Over the years I've worked on a few applications that needed to model time intervals that are disjoint. For example, there's some kind of equipment available and time slots are booked out. For a data structure to represent this, you generally need to be able to insert, remove, and perform range queries (i.e., looking for the next availability).
In the past I've represented these with some kind of ordered map or tree. In Rust this might look something like `BTreeMap<u32, 32>` with start being the key and the end being the value. This works really well in practice, but it's not as fast I'd like for some real-time applications for really read-heavy range queries with thousands of intervals.
A lot of the specialized interval libraries I've found don't seem to perform better than a plain ordered map like I mentioned (many use an ordered map internally anyway). Many of these also weren't designed with cache-efficiency or SIMD in mind and spend a lot of time on tree (pointer) traversal.
I spent some time prototyping with some other data structures that might fit (adaptive radix trees to take advantage of the small integer key, dense bitsets for small ranges, applying a spatial index in 1-dimension, fixed grid hierarchies) but haven't been able to find anything much faster than an ordered map.
I was wondering if anyone has come across any interesting data structures that handle this well. Approaches that use a combination of multiple data structures to accelerate reads at the cost of slightly slower inserts/removals could be interesting.
> The slow cases usually tend to be trying to find wider slots and skipping through many smaller slots. There are often a lot of bookings up to the first wide enough slot too though, so it's a little bit of both.
This right here is the first critical issue. It doesn't matter how fast the data structure is if you're then going to do a linear search over the available slots to find the next one wide enough.
A good data structure for doing this efficiently is a range tree (https://en.wikipedia.org/wiki/Range_tree), where in each node you store the maximum width of the available slots covered by the node. That lets you find the first available slot after some time t and wider than some duration w in O(log(n)), where n is the number of available slots. (It might not be obvious if you're not familiar with range trees; I'm happy to provide more details.)
For the implementation, there are a few options:
A. The simplest is to use a complete range tree, where the leaf nodes are all the possible times. You can lazily create nodes to avoid massive memory usage for sparse ranges. The advantage is that you don't need to do any balancing; the disadvantage is that the time complexity is O(long(T)) where T is the total number of possible times; so it's going to be a little slower on very sparse datasets.

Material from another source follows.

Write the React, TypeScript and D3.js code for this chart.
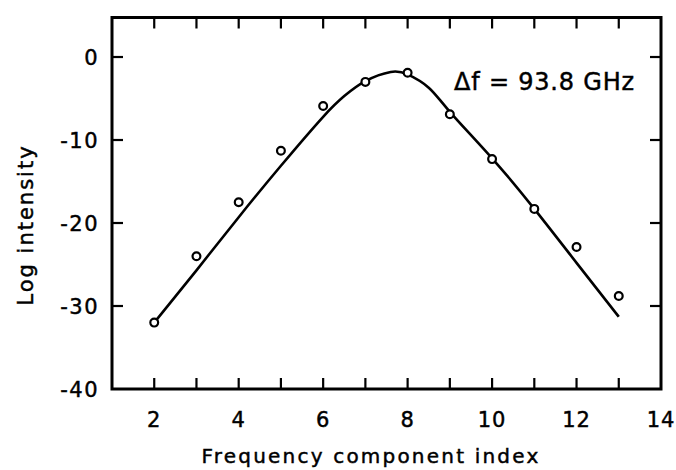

B. The O(log(n)) implementation that's being called for is a self-balancing binary tree (e.g. red-black), modified to also store the maximums in each node. Unfortunately most libraries don't give you low-level control over the tree's nodes, so you'd likely need to copy the code and modify it (or implement the self-balancing tree from scratch).
C. If those are still too slow (and you're certain that your implementation is really O(log(n))), you'll need to improve the cache efficiency. That basically comes down to using larger nodes. The obvious approach is to switch to a B-tree; but you could also keep your nodes binary and just change the way they are allocated to emulate the memory layout of a B-tree (this is simpler but slower because it still uses lots of pointers). Another idea is to replace the first few layers of the tree with a hash table (or a simple array if your data is dense enough). Likewise you can replace the leaf nodes with small arrays.